Актер — профессия для очень стойких людей. И, по-моему, воля и харизма в ней даже важнее, нежели какие-то профессиональные способности. В жизни я опасаюсь одержимых, «сумасшедших». Но в актерском деле могут состояться только такие «помешанные» на профессии личности. Это не значит, что артистами не могут быть «нормальные» люди. Но двигают вперед, генерируют новые идеи только те, кто готов жизнь положить на любимое дело.
— Вас брали в училище уже после девятого класса. Наверное, после десятого совсем легко поступили?
— А вот и нет. Дело в том, что я очень хотел попасть в Щукинское. Был подвижным, поющим, танцующим, музыкальным мальчиком, любил «показывать», изображать — кривляться, одним словом. Поэтому решил, что мое место в «Щуке». Ведь во МХАТе — скука, академизм. ГИТИС, Щепкинское — не мое. А из «Щуки» вышли все мои любимые артисты, которых я видел в спектаклях Театра сатиры и в Вахтанговском. Однако в Щукинском с первого тура слетел. Смог показаться еще раз — и снова отрицательный результат. Переживал страшно! Ведь в голове уже нарисовал перспективу, как после окончания «Щуки» иду работать артистом в Сатиру, или в Вахтанговский, или в «Ленком». А тут — пролетел. Я недоумевал: «Товарищи педагоги, вы что, не понимаете, кого просмотрели?!»
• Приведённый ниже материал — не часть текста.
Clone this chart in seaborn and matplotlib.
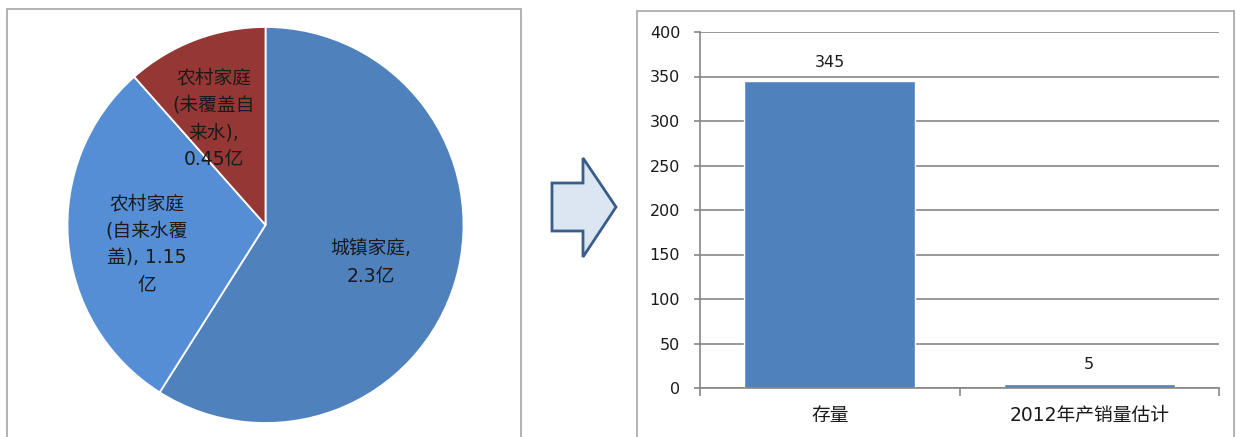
import matplotlib
matplotlib.use('Agg')
import matplotlib.pyplot as plt
import seaborn as sns
import pandas as pd
from matplotlib.patches import Rectangle, Polygon

# ---- data ----
pie_labels = ['城镇家庭,\n2.3亿', '农村家庭\n(自来水覆\n盖), 1.15\n亿', '农村家庭\n(未覆盖自\n来水),\n0.45亿']
pie_values = [2.3, 1.15, 0.45]
pie_colors = ['#4F81BD', '#558ED5', '#953735']

bar_categories = ['存量', '2012年产销量估计']
bar_values = [345, 5]
y_ticks = [0, 50, 100, 150, 200, 250, 300, 350, 400]

sns.set_theme(style='white')
plt.rcParams['font.family'] = ['DejaVu Sans', 'Noto Sans CJK SC']
TEXT = '#1a1a1a'
GRID = '#868686'

W, H = 1236, 437
fig = plt.figure(figsize=(W / 100, H / 100), dpi=100)


def px(x0, y0, x1, y1):
    return [x0 / W, 1 - y1 / H, (x1 - x0) / W, (y1 - y0) / H]


# frames around both panels
for (x0, y0, x1, y1) in [(7, 9, 521, 450), (637, 11, 1234, 450)]:
    fig.patches.append(Rectangle((x0 / W, 1 - y1 / H), (x1 - x0) / W, (y1 - y0) / H,
                                 transform=fig.transFigure, fill=False,
                                 edgecolor='#A6A6A6', lw=1.2, zorder=0))

# ---- pie ----
ax_pie = fig.add_axes(px(67.5, 27, 463.5, 423))
wedges, texts = ax_pie.pie(pie_values, colors=pie_colors, startangle=90, counterclock=False,
                           labels=pie_labels, labeldistance=0.58,
                           wedgeprops=dict(edgecolor='white', linewidth=1.3),
                           textprops=dict(fontsize=13.5, color=TEXT))
label_pos = [(0.53, -0.19), (-0.60, -0.10), (-0.26, 0.535)]
for t, p in zip(texts, label_pos):
    t.set_position(p)
    t.set_ha('center')
    t.set_va('center')
    t.set_linespacing(1.55)
ax_pie.set_xlim(-1, 1)
ax_pie.set_ylim(-1, 1)
ax_pie.set_aspect('equal')
ax_pie.axis('off')

# ---- arrow ----
arrow_px = [(552, 183), (583, 183), (583, 158), (616, 207), (583, 257), (583, 231), (552, 231)]
fig.patches.append(Polygon([(x / W, 1 - y / H) for x, y in arrow_px], closed=True,
                           transform=fig.transFigure, facecolor='#DCE6F2',
                           edgecolor='#385D8A', lw=2.0, joinstyle='miter'))

# ---- bar chart ----
ax = fig.add_axes(px(700, 32, 1219, 388))
df = pd.DataFrame({'cat': bar_categories, 'val': bar_values})
sns.barplot(data=df, x='cat', y='val', color='#4F81BD', saturation=1, width=0.66, ax=ax)
ax.set_xlim(-0.5, 1.5)
ax.set_ylim(0, 400)
ax.set_yticks(y_ticks)
ax.set_xlabel('')
ax.set_ylabel('')
ax.yaxis.grid(True, color=GRID, lw=1.2)
ax.set_axisbelow(True)
for s in ['top', 'right']:
    ax.spines[s].set_visible(False)
for s in ['left', 'bottom']:
    ax.spines[s].set_color(GRID)
    ax.spines[s].set_linewidth(1.2)
ax.set_xticks([-0.5, 0.5, 1.5], minor=True)
ax.tick_params(axis='x', which='major', length=0, labelsize=13.5, colors=TEXT, pad=13)
ax.tick_params(axis='x', which='minor', length=6, width=1.2, color=GRID, direction='out', bottom=True)
ax.tick_params(axis='y', length=4.3, width=1.2, color=GRID, labelsize=11.5, labelcolor=TEXT,
               direction='out', left=True, pad=10)
ax.bar_label(ax.containers[0], padding=8, fontsize=11.5, color=TEXT)

fig.savefig('out.png', dpi=100)
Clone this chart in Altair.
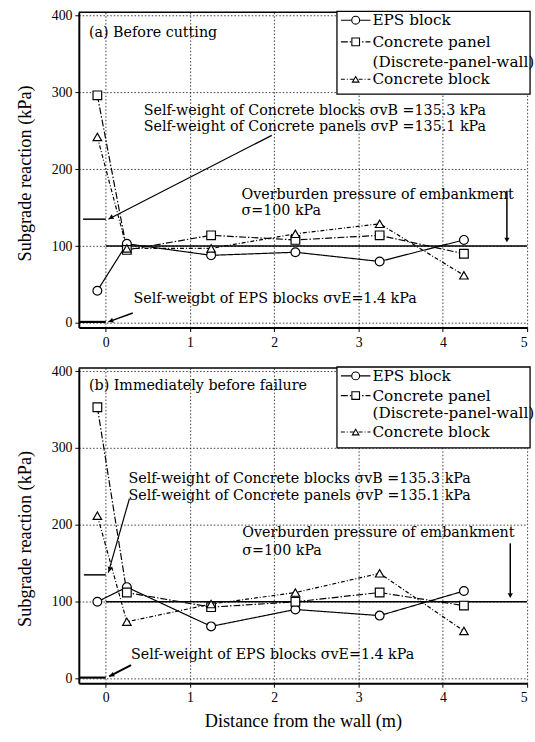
import altair as alt
import pandas as pd

# ---------------- data ----------------
dist = [-0.1, 0.25, 1.25, 2.25, 3.25, 4.25]
series = ["EPS block", "Concrete panel", "Concrete block"]

a_eps = [42, 103, 88, 92, 80, 108]
a_panel = [296, 95, 114, 108, 114, 90]
a_block = [242, 97, 97, 116, 129, 62]

b_eps = [100, 119, 68, 90, 82, 114]
b_panel = [353, 112, 93, 100, 112, 95]
b_block = [212, 74, 97, 112, 137, 62]

x_ticks = [0, 1, 2, 3, 4, 5]
y_ticks = [0, 100, 200, 300, 400]

overburden = 100
self_weight_concrete = 135
self_weight_eps = 1.4

texts_a = [
    ("(a) Before cutting", -0.2, 377),
    ("Self-weight of Concrete blocks σvB =135.3 kPa", 0.45, 276),
    ("Self-weight of Concrete panels σvP =135.1 kPa", 0.45, 255),
    ("Overburden pressure of embankment", 1.61, 167),
    ("σ=100 kPa", 1.61, 146),
    ("Self-weigbt of EPS blocks σvE=1.4 kPa", 0.33, 31),
]
texts_b = [
    ("(b) Immediately before failure", -0.2, 381),
    ("Self-weight of Concrete blocks σvB =135.3 kPa", 0.27, 259),
    ("Self-weight of Concrete panels σvP =135.1 kPa", 0.27, 238),
    ("Overburden pressure of embankment", 1.62, 189),
    ("σ=100 kPa", 1.62, 166),
    ("Self-weight of EPS blocks σvE=1.4 kPa", 0.30, 31),
]
# segments: x, y, x2, y2, width
segs_a = [
    (0, overburden, 5, overburden, 1.5),
    (-0.27, self_weight_concrete, 0, self_weight_concrete, 1.5),
    (-0.31, self_weight_eps, 0, self_weight_eps, 2.2),
    (0.03, self_weight_concrete, 1.97, 244, 1.2),
    (0.03, self_weight_eps, 0.32, 13, 1.5),
    (4.76, 172, 4.76, 110, 1.5),
]
segs_b = [
    (0, overburden, 5, overburden, 1.5),
    (-0.26, self_weight_concrete, 0, self_weight_concrete, 1.5),
    (-0.31, self_weight_eps, 0, self_weight_eps, 2.2),
    (0.03, 138, 0.28, 234, 1.2),
    (0.04, 3, 0.30, 17.5, 2.0),
    (4.80, 176, 4.80, 110, 1.5),
]
# arrow heads: x, y, angle
heads_a = [(0.06, 137, 243), (0.06, 2.5, 250), (4.76, 108, 180)]
heads_b = [(0.045, 142, 196), (0.07, 4.5, 245), (4.80, 108, 180)]

legend_rows_a = [8, 30, 50, 68]
legend_rows_b = [8, 28, 46, 65]

dashes = [[1, 0], [7, 2, 1.5, 2], [4, 2, 1, 2]]
shapes = ["circle", "square", "triangle-up"]
sizes = [80, 75, 55]

SERIF = "Liberation Serif"
ANN = "DejaVu Serif"
W = 455
XDOM = [-0.32, 5.0]
YDOM = [-6, 404]
ONE = pd.DataFrame({"k": [0]})


def panel(eps, pnl, blk, texts, segs, heads, rows, height, box_bottom, x_title, title_y):
    rows_df = []
    for s, vals in zip(series, [eps, pnl, blk]):
        for d, v in zip(dist, vals):
            rows_df.append({"dist": d, "val": v, "series": s})
    df = pd.DataFrame(rows_df)

    xaxis = dict(values=x_ticks, grid=True, format="d", titlePadding=7, labelPadding=4)
    xaxis["title"] = x_title if x_title else None
    xenc = alt.X("dist:Q", scale=alt.Scale(domain=XDOM, nice=False, zero=False), axis=alt.Axis(**xaxis))
    yenc = alt.Y(
        "val:Q",
        scale=alt.Scale(domain=YDOM, nice=False, zero=False),
        axis=alt.Axis(values=y_ticks, title="Subgrade reaction (kPa)", grid=True,
                      titleX=-55, titleY=title_y, titleBaseline="middle", titleAngle=270,
                      labelPadding=3),
    )

    base = alt.Chart(df)
    lines = base.mark_line(color="black", strokeWidth=1.2).encode(
        x=xenc, y=yenc,
        strokeDash=alt.StrokeDash("series:N", scale=alt.Scale(domain=series, range=dashes), legend=None),
        detail="series:N",
    )
    points = base.mark_point(filled=True, fill="white", stroke="black", strokeWidth=1.2, opacity=1).encode(
        x="dist:Q", y="val:Q",
        shape=alt.Shape("series:N", scale=alt.Scale(domain=series, range=shapes), legend=None),
        size=alt.Size("series:N", scale=alt.Scale(domain=series, range=sizes), legend=None),
    )

    sdf = pd.DataFrame(segs, columns=["x", "y", "x2", "y2", "w"])
    seg_layer = alt.Chart(sdf).mark_rule(color="black").encode(
        x="x:Q", y="y:Q", x2="x2:Q", y2="y2:Q",
        strokeWidth=alt.StrokeWidth("w:Q", scale=None),
    )
    hdf = pd.DataFrame(heads, columns=["x", "y", "ang"])
    head_layer = alt.Chart(hdf).mark_point(shape="triangle-up", filled=True, color="black", size=28, opacity=1).encode(
        x="x:Q", y="y:Q", angle=alt.Angle("ang:Q", scale=None),
    )
    tdf = pd.DataFrame(texts, columns=["t", "x", "y"])
    text_layer = alt.Chart(tdf).mark_text(
        align="left", baseline="middle", font=ANN, fontSize=14.5, color="black"
    ).encode(x="x:Q", y="y:Q", text="t:N")

    top_border = alt.Chart(ONE).mark_rule(color="black", strokeWidth=1.5).encode(
        x=alt.value(0), x2=alt.value(W), y=alt.value(0)
    )

    box = alt.Chart(ONE).mark_rect(fill="white", stroke="black", strokeWidth=1.3).encode(
        x=alt.value(262), x2=alt.value(458), y=alt.value(-1), y2=alt.value(box_bottom)
    )
    leg = [box]
    labels = [series[0], series[1], "(Discrete-panel-wall)", series[2]]
    sym_rows = [rows[0], rows[1], rows[3]]
    for i in range(3):
        leg.append(alt.Chart(ONE).mark_rule(color="black", strokeWidth=1.1, strokeDash=dashes[i]).encode(
            x=alt.value(266), x2=alt.value(296), y=alt.value(sym_rows[i])))
        leg.append(alt.Chart(ONE).mark_point(shape=shapes[i], filled=True, fill="white", stroke="black",
                                             strokeWidth=1.1, size=sizes[i] * 0.8, opacity=1).encode(
            x=alt.value(281), y=alt.value(sym_rows[i])))
    for lab, r in zip(labels, rows):
        leg.append(alt.Chart(ONE).mark_text(align="left", baseline="middle", font=ANN, fontSize=15.5,
                                            color="black", text=lab).encode(
            x=alt.value(298), y=alt.value(r)))

    return alt.layer(lines, seg_layer, head_layer, points, text_layer, top_border, *leg).properties(
        width=W, height=height
    )


top = panel(a_eps, a_panel, a_block, texts_a, segs_a, heads_a, legend_rows_a, 320, 83, None, 163)
bottom = panel(b_eps, b_panel, b_block, texts_b, segs_b, heads_b, legend_rows_b, 320, 81,
               "Distance from the wall (m)", 173)

chart = alt.vconcat(top, bottom, spacing=41, bounds="flush").properties(
    padding={"left": 16, "top": 3, "right": 0, "bottom": 0},
    background="white",
).configure_view(stroke=None).configure_axis(
    labelFont="Liberation Sans Narrow",
    labelFontSize=14,
    labelColor="black",
    titleFont=SERIF,
    titleFontSize=18.5,
    titleFontWeight="normal",
    titleColor="black",
    domainColor="black",
    domainWidth=2,
    tickColor="black",
    tickSize=4,
    gridColor="black",
    gridDash=[1.5, 2],
    gridWidth=0.9,
    gridOpacity=0.85,
)

chart.save("out.html", embed_options={"renderer": "svg", "actions": False})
В итоге решил идти в Щепкинское, куда меня зазывали с первого же прослушивания. В Школе-студии МХАТ на курс Табакова у меня тоже были шансы пройти. Но там был такой колоссальный конкурс, что я подумал — к Олегу Павловичу точно не попаду. Отнес аттестат в «Щепку», возвращаюсь домой, вдруг — звонок домашнего телефона. Голос в трубке: «Добрый день, это артист театра и кино Олег Табаков. Я хочу поговорить с Писаревым Евгением. Это вы только что отдали документы в Щепкинское училище?» Я так удивился — откуда он знает?! Не догадывался, что педагоги разных училищ во время экзаменов между собой общаются, обмениваются информацией. А Табаков продолжает: «Сегодня же заберите аттестат из Щепкинского и приносите в Школу-студию МХАТ — мы вас берем». Конечно, я так и сделал.
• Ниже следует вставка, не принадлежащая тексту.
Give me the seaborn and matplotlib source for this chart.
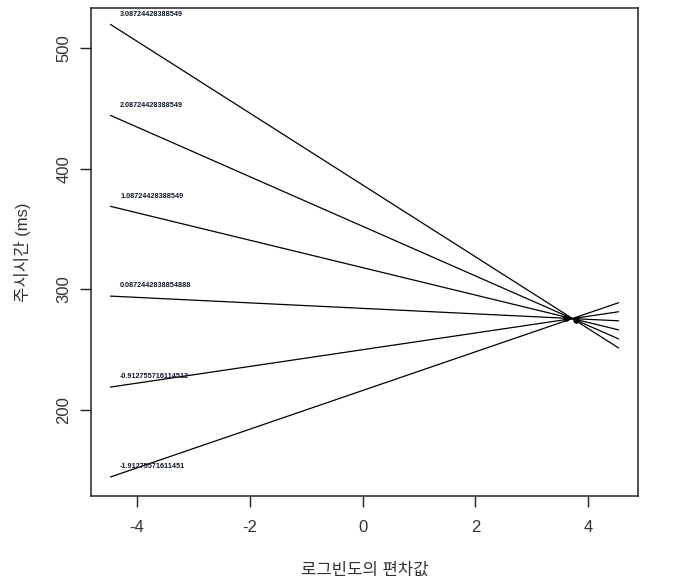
import numpy as np
import pandas as pd
import matplotlib
matplotlib.use("Agg")
import matplotlib.pyplot as plt
import seaborn as sns

# valeurs
x_range = [-4.47, 4.54]
left_vals = [520, 444.5, 369, 294.5, 219, 144.4]
right_vals = [251.5, 259, 266.5, 274, 281.5, 289]
line_labels = ["3.08724428388549", "2.08724428388549", "1.08724428388549",
               "0.0872442838854888", "-0.912755716114512", "-1.91275571611451"]
node_x = [3.6, 3.78]
node_y = [276, 275]
x_ticks = [-4, -2, 0, 2, 4]
y_ticks = [200, 300, 400, 500]

sns.set_style("white")
plt.rcParams["font.family"] = ["Liberation Sans", "Noto Sans CJK KR"]

rows = []
for i, (a, b) in enumerate(zip(left_vals, right_vals)):
    rows.append({"line": i, "x": x_range[0], "y": a})
    rows.append({"line": i, "x": x_range[1], "y": b})
df = pd.DataFrame(rows)

fig = plt.figure(figsize=(6.77, 5.83), dpi=100)
ax = fig.add_axes([0.134, 0.1492, 0.8084, 0.8371])

sns.lineplot(data=df, x="x", y="y", units="line", estimator=None,
             color="black", linewidth=0.9, ax=ax, sort=False)
sns.scatterplot(x=node_x, y=node_y, color="black", s=22, linewidth=0, ax=ax)

for lab, a in zip(line_labels, left_vals):
    ax.text(-4.30, a + 8.5, lab, fontsize=5.2, fontweight="bold",
            color="#101828", ha="left", va="center")

ax.set_xlim(-4.82, 4.885)
ax.set_ylim(128.6, 533.6)
ax.set_xticks(x_ticks)
ax.set_yticks(y_ticks)
ax.set_xticklabels([str(t) for t in x_ticks])
ax.set_yticklabels([str(t) for t in y_ticks], rotation=90, va="center")
ax.tick_params(direction="out", length=8, width=1, color="#222222",
               labelsize=12, labelcolor="#333333", bottom=True, left=True)
ax.tick_params(axis="x", pad=9)
ax.tick_params(axis="y", pad=6)
for s in ax.spines.values():
    s.set_color("#222222")
    s.set_linewidth(1.1)

ax.set_xlabel("로그빈도의 편차값", fontsize=12, color="#333333", labelpad=20)
ax.set_ylabel("주시시간 (ms)", fontsize=12, color="#333333", labelpad=18)

fig.savefig("out.png", dpi=100)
Правда, вскоре выяснилось, что Олег Павлович у нас преподавать не будет. Он решил еще один год вести курс, на котором учились Машков, Миронов, Апексимова, Николаев, Янковский. А новых ребят, которых набрал, отдал Авангарду Николаевичу Леонтьеву и Юрию Ивановичу Еремину. Курс поделили на две части. Я оказался у Еремина, который тогда руководил Театром Пушкина. Вот такой абсолютный зигзаг судьбы: я не поступил в «Щуку», оказался в «Щепке», откуда меня забрал Табаков, а потом он же отдал меня Еремину, которого я знать не знал.
— И как к вам отнесся Юрий Иванович?
— На первом же занятии сказал: «Вы абсолютно не нашей школы, вы эстрадник, вы все «показываете»! Играете в стиле «люди на последнем ряду, вы же заметили, как смешно я это сделал?!». Я понял, что попал не просто к неизвестному мне человеку, а к мастеру, которому неинтересен и даже чужд по своей природе. Говорю это, потому что сейчас у меня с Юрием Ивановичем (он сегодня работает в Театре Моссовета) очень теплые отношения. Он не скрывает, что гордится мной. Но тогда, в училище, представить это было невозможно. Сильно переживал, что для Еремина я случайный человек, которого ему навязал Табаков.